[Start of EXTRACTED ENTRIES]

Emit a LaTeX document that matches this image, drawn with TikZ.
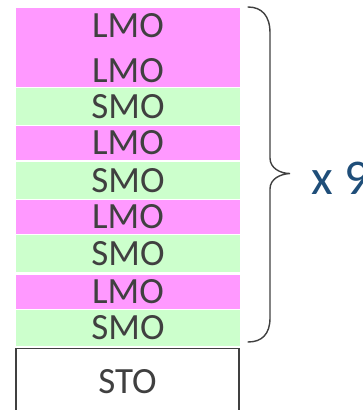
\documentclass[tikz,border=0pt]{standalone}
\usepackage{fontspec}
\setmainfont{Carlito}
\definecolor{lmopink}{HTML}{FF99FF}
\definecolor{smogreen}{HTML}{CCFFCC}
\definecolor{txtgray}{HTML}{404040}
\definecolor{xblue}{HTML}{1F4E79}
\begin{document}
\begin{tikzpicture}[x=1pt,y=-1pt,
  rowbox/.style={draw=none,inner sep=0pt,minimum width=224pt,font=\fontsize{37}{44}\selectfont,
    text=txtgray,text height=23.5pt,text depth=0pt},
  lmorow/.style={rowbox,fill=lmopink},
  smorow/.style={rowbox,fill=smogreen},
  lbl/.style={inner sep=0pt,font=\fontsize{37}{44}\selectfont,text=txtgray,text height=23.5pt,text depth=0pt},
  stobox/.style={rowbox,draw=txtgray,line width=1.2pt,fill=white,minimum width=223pt},
  bracestyle/.style={draw=txtgray,line width=1.4pt,line cap=round}]
\useasboundingbox (0,0) rectangle (362,410);
\clip (0,0) rectangle (362,410);
\node[lmorow,minimum height=79pt] (r1) at (128,47.5) {};
\node[lbl] (r1a) at (128,26) {LMO};
\node[lbl] (r1b) at (128,70.5) {LMO};
\node[smorow,minimum height=37pt] (r2) at (128,106.5) {SMO};
\node[lmorow,minimum height=34pt] (r3) at (128,143) {LMO};
\node[smorow,minimum height=37.5pt] (r4) at (128,180.25) {SMO};
\node[lmorow,minimum height=34pt] (r5) at (128,217) {LMO};
\node[smorow,minimum height=37pt] (r6) at (128,253.5) {SMO};
\node[lmorow,minimum height=34.5pt] (r7) at (128,291.75) {LMO};
\node[smorow,minimum height=36pt] (r8) at (128,328) {SMO};
\node[stobox,minimum height=66pt] (sto) at (127.5,381.5) {STO};
\coordinate (bt) at (248,7);
\coordinate (bb) at (248,342);
\coordinate (tip) at (290,173.5);
\draw[bracestyle] (bt) .. controls (262,7) and (270,16) .. (270,33) -- (270,158)
  .. controls (270,168) and (280,173.5) .. (tip)
  .. controls (280,174) and (270,179) .. (270,189) -- (270,318)
  .. controls (270,334) and (262,342) .. (bb);
\node[anchor=base west,inner sep=0pt,font=\fontsize{50}{60}\selectfont,text=xblue] (times) at (311,194) {x 9};
\end{tikzpicture}
\end{document}
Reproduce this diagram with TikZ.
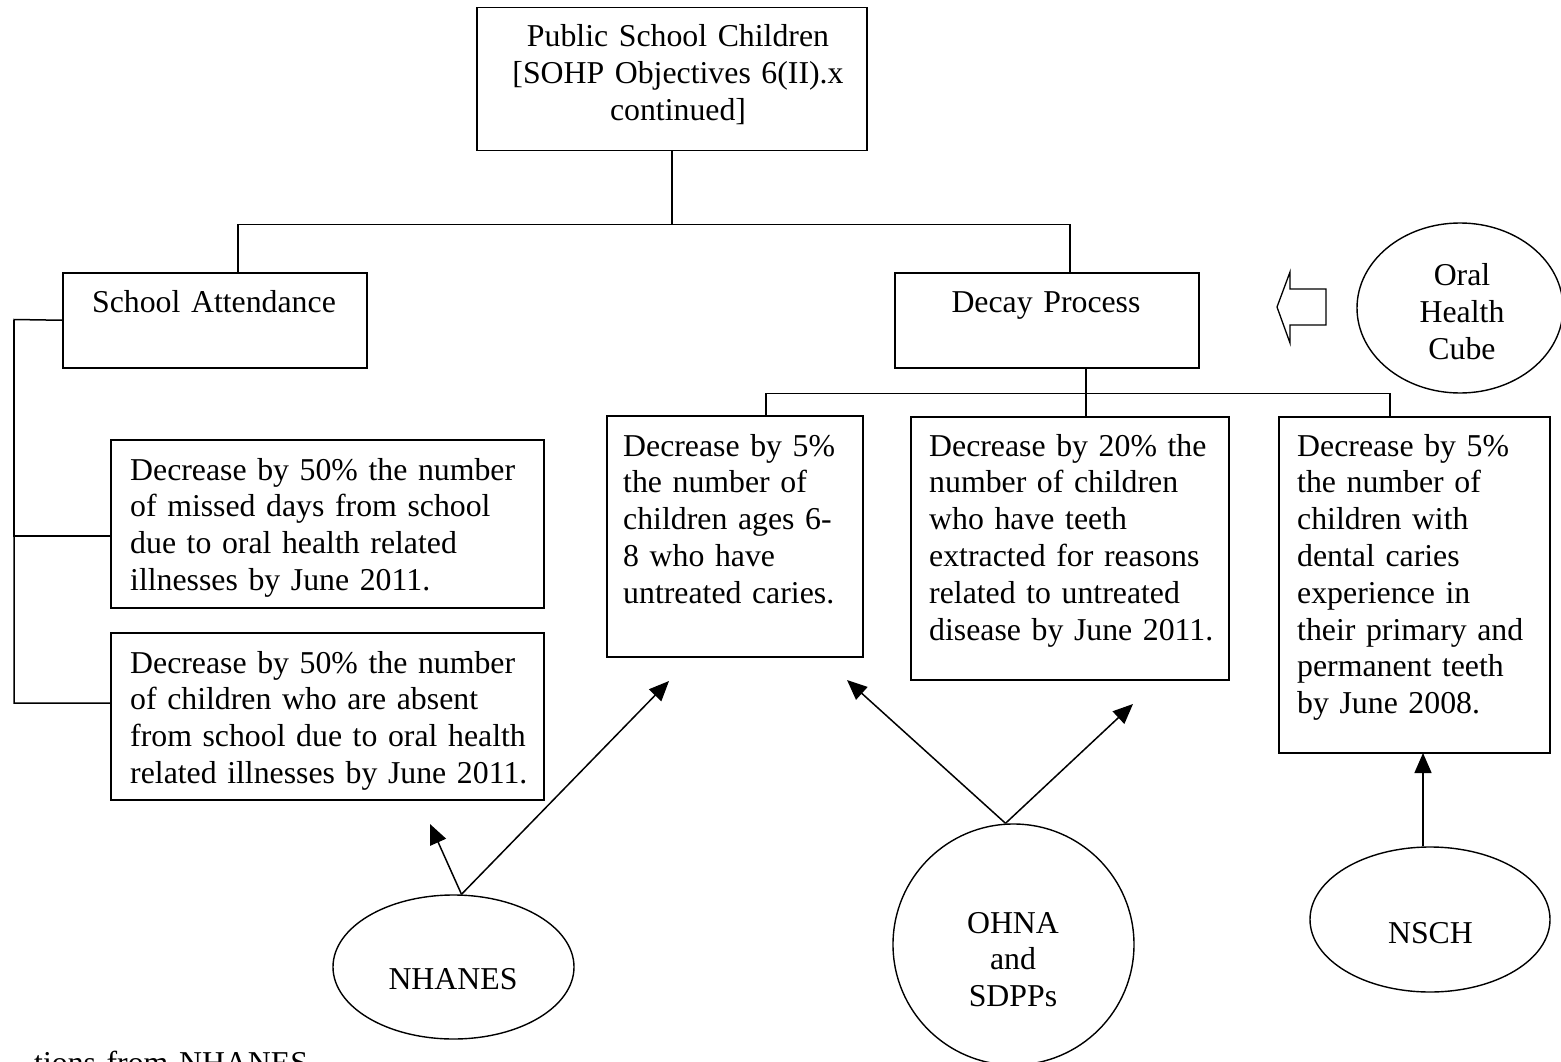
\documentclass[tikz,border=0pt]{standalone}
\usepackage{fontspec}
\setmainfont{Liberation Serif}
\usetikzlibrary{shapes.geometric,arrows.meta,calc}
\setlength{\parindent}{0pt}
\begin{document}
\begin{tikzpicture}[x=1pt,y=-1pt,
  box/.style={draw, line width=1.5pt, inner sep=0pt, anchor=north west},
  oval/.style={draw, ellipse, line width=1.4pt, inner sep=0pt},
  txt/.style={inner sep=0pt, font=\fontsize{31.8}{36.8}\selectfont,
    text width=#1, align=left, anchor=base west},
  txt/.default=450pt,
  ctxt/.style={inner sep=0pt, font=\fontsize{31.8}{36.8}\selectfont,
    text width=#1, align=center, anchor=base},
  ctxt/.default=400pt,
  link/.style={line width=1.5pt},
  ray/.style={line width=1.5pt, -{Triangle[length=20pt,width=17pt]}},
]
\useasboundingbox (0,0) rectangle (1561,1062);
\clip (0,0) rectangle (1561,1062);
\fill[white] (0,0) rectangle (1561,1062);

% boxes
\node[box, minimum width=390pt, minimum height=143pt] (pub) at (476,7) {};
\node[box, minimum width=304pt, minimum height=95pt]  (att) at (62,272) {};
\node[box, minimum width=304pt, minimum height=95pt]  (dec) at (894,272) {};
\node[box, minimum width=433pt, minimum height=168pt] (g1)  at (110,439) {};
\node[box, minimum width=433pt, minimum height=167pt] (g2)  at (110,632) {};
\node[box, minimum width=256pt, minimum height=241pt] (g3)  at (606,415) {};
\node[box, minimum width=318pt, minimum height=263pt] (g4)  at (910,416) {};
\node[box, minimum width=271pt, minimum height=336pt] (g5)  at (1278,416) {};

% ovals
\node[oval, minimum width=241pt, minimum height=144pt] (nh)  at (453.5,967) {};
\node[oval, minimum width=241pt, minimum height=241pt] (oh)  at (1013.5,944.5) {};
\node[oval, minimum width=240pt, minimum height=145pt] (ns)  at (1430,919.5) {};
\node[oval, minimum width=206pt, minimum height=170pt] (ohc) at (1460,308) {};

% texts
\node[ctxt] (pubt) at (678,47) {Public School Children\\{}[SOHP Objectives 6(II).x\\continued]};
\node[ctxt] (attt) at (214,312) {School Attendance};
\node[ctxt] (dect) at (1046,312) {Decay Process};
\node[txt] (g1t) at (130,480) {Decrease by 50\% the number\\of missed days from school\\due to oral health related\\illnesses by June 2011.};
\node[txt] (g2t) at (130,673) {Decrease by 50\% the number\\of children who are absent\\from school due to oral health\\related illnesses by June 2011.};
\node[txt] (g3t) at (623,456) {Decrease by 5\%\\the number of\\children ages 6-\\8 who have\\untreated caries.};
\node[txt] (g4t) at (929,456) {Decrease by 20\% the\\number of children\\who have teeth\\extracted for reasons\\related to untreated\\disease by June 2011.};
\node[txt] (g5t) at (1297,456) {Decrease by 5\%\\the number of\\children with\\dental caries\\experience in\\their primary and\\permanent teeth\\by June 2008.};
\node[ctxt] (nht) at (453,989) {NHANES};
\node[ctxt] (oht) at (1013,933) {OHNA\\and\\SDPPs};
\node[ctxt] (nst) at (1430.5,943) {NSCH};
\node[ctxt] (ohct) at (1462,285.5) {Oral\\Health\\Cube};
\node[txt] (foot) at (34,1073) {tions from NHANES};

% tree connectors
\draw[link] (pub.south) -- ++(0,73) coordinate (j0);
\draw[link] ($(att.north west)+(176,0)$) |- (j0) -| ($(dec.north west)+(176,0)$);
\coordinate (sp) at (14,319.5);
\draw[link] (att.west) -- (sp) |- ($(g2.north west)+(0,71)$);
\draw[link] ($(g1.north west)+(0,97)$) -| (sp);
\draw[link] ($(dec.south west)+(192,0)$) -- ++(0,25) coordinate (j1);
\draw[link] ($(g3.north west)+(160,0)$) |- (j1) -| ($(g5.north west)+(112,0)$);
\draw[link] (j1) -- (j1 |- g4.north);

% hollow arrow from the cube
\draw[line width=1.3pt, line join=miter] (1277,307) -- (1290,272) -- (1290,289) -- (1326,289)
  -- (1326,325) -- (1290,325) -- (1290,343) -- cycle;

% data source arrows
\coordinate (t1) at (430,824);
\coordinate (t2) at (669,681);
\coordinate (t3) at (847,680);
\coordinate (t4) at (1133,704);
\coordinate (t5) at (1423,753);
\draw[ray] ($(nh.north)+(8,0)$) -- (t1);
\draw[ray] ($(nh.north)+(8,0)$) -- (t2);
\draw[ray] ($(oh.north)+(-8,0)$) -- (t3);
\draw[ray] ($(oh.north)+(-8,0)$) -- (t4);
\draw[ray] ($(ns.north)+(-7,0)$) -- (t5);
\end{tikzpicture}
\end{document}
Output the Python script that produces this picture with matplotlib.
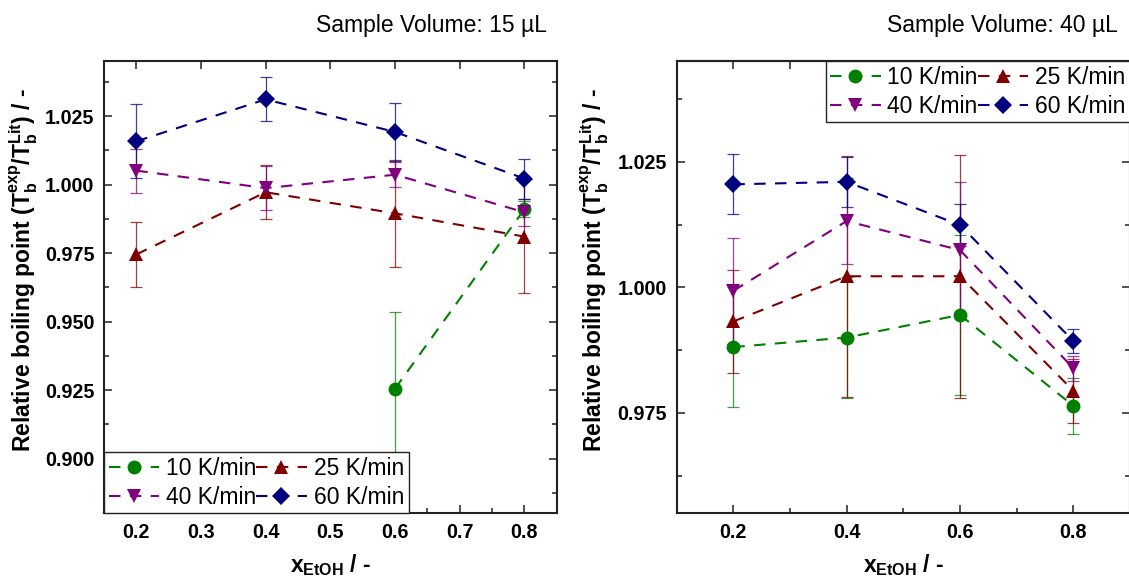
import numpy as np
import matplotlib
matplotlib.use("Agg")
import matplotlib.pyplot as plt
from matplotlib.ticker import MultipleLocator, FixedLocator

plt.rcParams['font.family'] = ['Liberation Sans', 'DejaVu Sans']
plt.rcParams['mathtext.fontset'] = 'custom'
plt.rcParams['mathtext.rm'] = 'Liberation Sans'
plt.rcParams['mathtext.it'] = 'Liberation Sans:italic'
plt.rcParams['mathtext.bf'] = 'Liberation Sans:bold'

# ---------------- data ----------------
x_etoh = [0.2, 0.4, 0.6, 0.8]
rate_labels = ["10 K/min", "25 K/min", "40 K/min", "60 K/min"]

# Sample volume 15 uL
y10_15 = [np.nan, np.nan, 0.9255, 0.9910]
e10_15 = [np.nan, np.nan, 0.0280, 0.0030]
y25_15 = [0.9745, 0.9972, 0.9895, 0.9810]
e25_15 = [0.0120, 0.0098, 0.0195, 0.0205]
y40_15 = [1.0051, 0.9987, 1.0036, 0.9899]
e40_15 = [0.0080, 0.0080, 0.0045, 0.0050]
y60_15 = [1.0158, 1.0311, 1.0192, 1.0022]
e60_15 = [0.0135, 0.0080, 0.0105, 0.0073]

# Sample volume 40 uL
y10_40 = [0.9881, 0.9900, 0.9945, 0.9764]
e10_40 = [0.0120, 0.0120, 0.0160, 0.0056]
y25_40 = [0.9932, 1.0022, 1.0022, 0.9794]
e25_40 = [0.0103, 0.0240, 0.0242, 0.0064]
y40_40 = [0.9993, 1.0132, 1.0074, 0.9839]
e40_40 = [0.0105, 0.0085, 0.0136, 0.0025]
y60_40 = [1.0205, 1.0210, 1.0124, 0.9893]
e60_40 = [0.0060, 0.0050, 0.0042, 0.0024]

colors = ["#008000", "#800000", "#800080", "#000080"]
markers = ["o", "^", "v", "D"]
msizes = [10, 10.5, 10.5, 9.3]

W, H = 1129, 581
fig = plt.figure(figsize=(W / 100, H / 100), dpi=100)

def px_axes(l, r, t, b):
    return [l / W, (H - b) / H, (r - l) / W, (b - t) / H]

ax1 = fig.add_axes(px_axes(104, 556.7, 61.3, 513.3))
ax2 = fig.add_axes(px_axes(676.7, 1130, 61.3, 513.3))

def draw(ax, ys, es):
    handles = []
    for y, e, c, m, ms, lab in zip(ys, es, colors, markers, msizes, rate_labels):
        ax.errorbar(x_etoh, y, yerr=e, color=c, ecolor=c, elinewidth=0.9,
                    capsize=4.5, capthick=0.9, fmt='none', alpha=0.75, zorder=2)
        ln, = ax.plot(x_etoh, y, color=c, ls=(0, (5.5, 4.5)), lw=1.5,
                      marker=m, markersize=ms, markeredgewidth=0,
                      label=lab, zorder=3)
        handles.append(ln)
    # legend fills column-wise: reorder so rows read 10,25 / 40,60
    return [handles[0], handles[2], handles[1], handles[3]]

h1 = draw(ax1, [y10_15, y25_15, y40_15, y60_15], [e10_15, e25_15, e40_15, e60_15])
h2 = draw(ax2, [y10_40, y25_40, y40_40, y60_40], [e10_40, e25_40, e40_40, e60_40])

ax1.set_xlim(0.15, 0.85)
ax1.set_ylim(0.88, 1.045)
ax2.set_xlim(0.1, 0.9)
ax2.set_ylim(0.955, 1.045)

ax1.xaxis.set_major_locator(FixedLocator([0.2, 0.3, 0.4, 0.5, 0.6, 0.7, 0.8]))
ax1.xaxis.set_minor_locator(FixedLocator([0.15, 0.25, 0.35, 0.45, 0.55, 0.65, 0.75, 0.85]))
ax2.xaxis.set_major_locator(FixedLocator([0.2, 0.4, 0.6, 0.8]))
ax2.xaxis.set_minor_locator(FixedLocator([0.3, 0.5, 0.7]))
for ax in (ax1, ax2):
    ax.yaxis.set_major_locator(MultipleLocator(0.025))
    ax.yaxis.set_minor_locator(MultipleLocator(0.0125))
    ax.yaxis.set_major_formatter(matplotlib.ticker.FormatStrFormatter('%.3f'))
    ax.xaxis.set_major_formatter(matplotlib.ticker.FormatStrFormatter('%.1f'))
    for s in ax.spines.values():
        s.set_linewidth(1.5)
        s.set_color('#222222')
    ax.tick_params(which='both', direction='in', left=True, right=True,
                   bottom=True, top=False, width=1.1, color='#222222')
    ax.tick_params(which='major', length=6, labelsize=14.2, pad=7)
    ax.tick_params(which='minor', length=3.5)
    for lbl in ax.get_xticklabels() + ax.get_yticklabels():
        lbl.set_fontweight('bold')

ax1.tick_params(which='major', top=True)

sec = ax2.secondary_xaxis('top')
sec.set_xticks([0.2, 0.3, 0.4, 0.5, 0.6, 0.7, 0.8])
sec.tick_params(direction='in', length=6, width=1.1, labeltop=False, color='#222222')
sec.spines['top'].set_linewidth(1.5)
sec.spines['top'].set_color('#222222')

ylab = r"Relative boiling point ($\mathbf{T_b^{exp}/T_b^{Lit}}$) / -"
xlab = r"$\mathbf{x_{EtOH}}$ / -"
for ax, xc in ((ax1, -0.177), (ax2, -0.180)):
    ax.set_ylabel(ylab, fontsize=16.5, fontweight='bold', va='center')
    ax.yaxis.set_label_coords(xc, 0.539)
    ax.set_xlabel(xlab, fontsize=16.5, fontweight='bold', va='bottom')
    ax.xaxis.set_label_coords(0.5, -0.143)

leg_kw = dict(ncol=2, fontsize=16.5, handlelength=2.2, handletextpad=0.3,
              columnspacing=0.0, labelspacing=0.26, borderpad=0.2,
              borderaxespad=0.0, fancybox=False, framealpha=1.0,
              edgecolor='#222222')
l1 = ax1.legend(handles=h1, loc='lower left', **leg_kw)
l2 = ax2.legend(handles=h2, loc='upper right', **leg_kw)
for lg in (l1, l2):
    lg.get_frame().set_linewidth(1.0)

fig.text(546.7 / W, (H - 32) / H, "Sample Volume: 15 µL", ha='right',
         va='baseline', fontsize=16.5)
fig.text(1118 / W, (H - 32) / H, "Sample Volume: 40 µL", ha='right',
         va='baseline', fontsize=16.5)

fig.savefig("out.png", dpi=100)
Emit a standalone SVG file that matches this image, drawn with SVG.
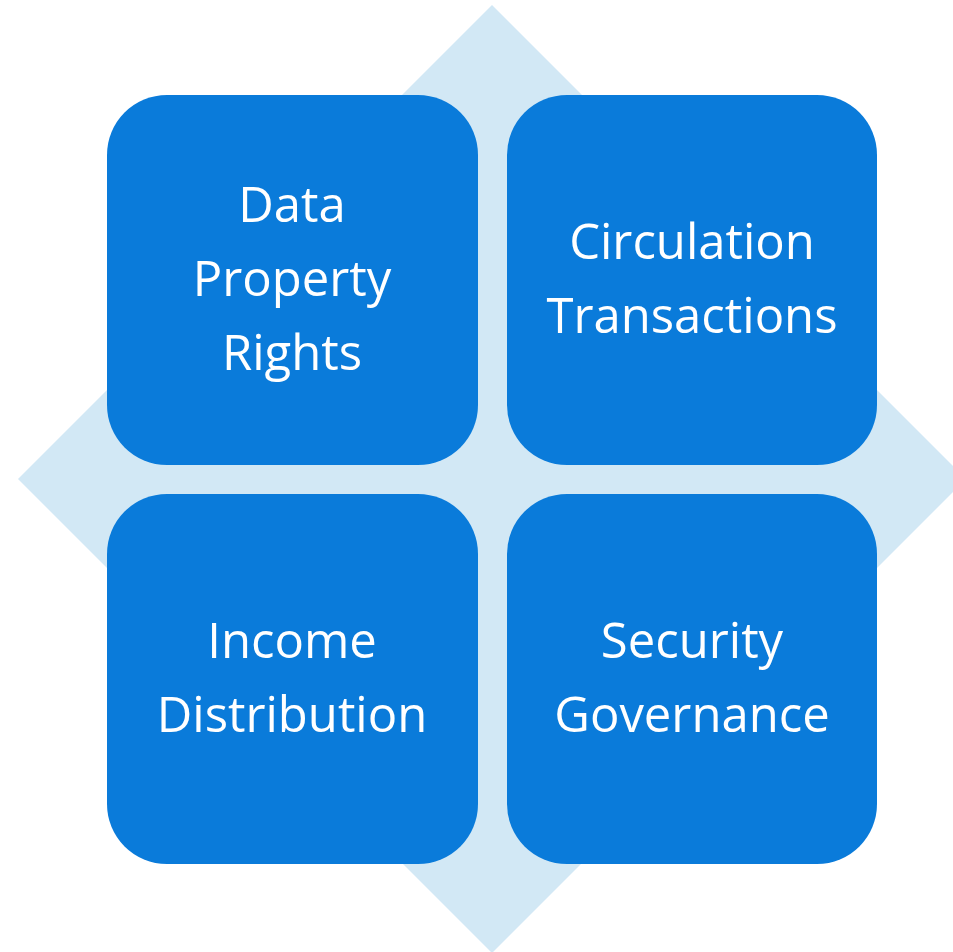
<svg xmlns="http://www.w3.org/2000/svg" width="953" height="952" viewBox="0 0 953 952">
<style>
.box{fill:#0A7BDA}
.t{fill:#fff;font-family:"Open Sans","Noto Sans",sans-serif;font-size:49px;text-anchor:middle}
</style>
<rect width="953" height="952" fill="#fff"/>
<polygon points="492,5 966,479 492,953 18,479" fill="#D2E8F5"/>
<g id="connectors"/>
<g id="node-data-property-rights">
<rect class="box" x="107" y="95" width="371" height="370" rx="60"/>
<text class="t" x="292" y="222">Data</text>
<text class="t" x="292" y="296">Property</text>
<text class="t" x="292" y="370">Rights</text>
</g>
<g id="node-circulation-transactions">
<rect class="box" x="507" y="95" width="370" height="370" rx="60"/>
<text class="t" x="692" y="259">Circulation</text>
<text class="t" x="692" y="333">Transactions</text>
</g>
<g id="node-income-distribution">
<rect class="box" x="107" y="494" width="371" height="370" rx="60"/>
<text class="t" x="292" y="658">Income</text>
<text class="t" x="292" y="732">Distribution</text>
</g>
<g id="node-security-governance">
<rect class="box" x="507" y="494" width="370" height="370" rx="60"/>
<text class="t" x="692" y="658">Security</text>
<text class="t" x="692" y="732">Governance</text>
</g>
</svg>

[End of EXTRACTED ENTRIES]

EXERCISE REQUIREMENTS
Extract all lines from the data in which "with" is found.

EXERCISE RESULT
Emit a LaTeX document that matches this image, drawn with TikZ.
Reproduce this diagram with TikZ.
\node[txt] (g5t) at (1297,456) {Decrease by 5\%\\the number of\\children with\\dental caries\\experience in\\their primary and\\permanent teeth\\by June 2008.};
Output the Python script that produces this picture with matplotlib.
Emit a standalone SVG file that matches this image, drawn with SVG.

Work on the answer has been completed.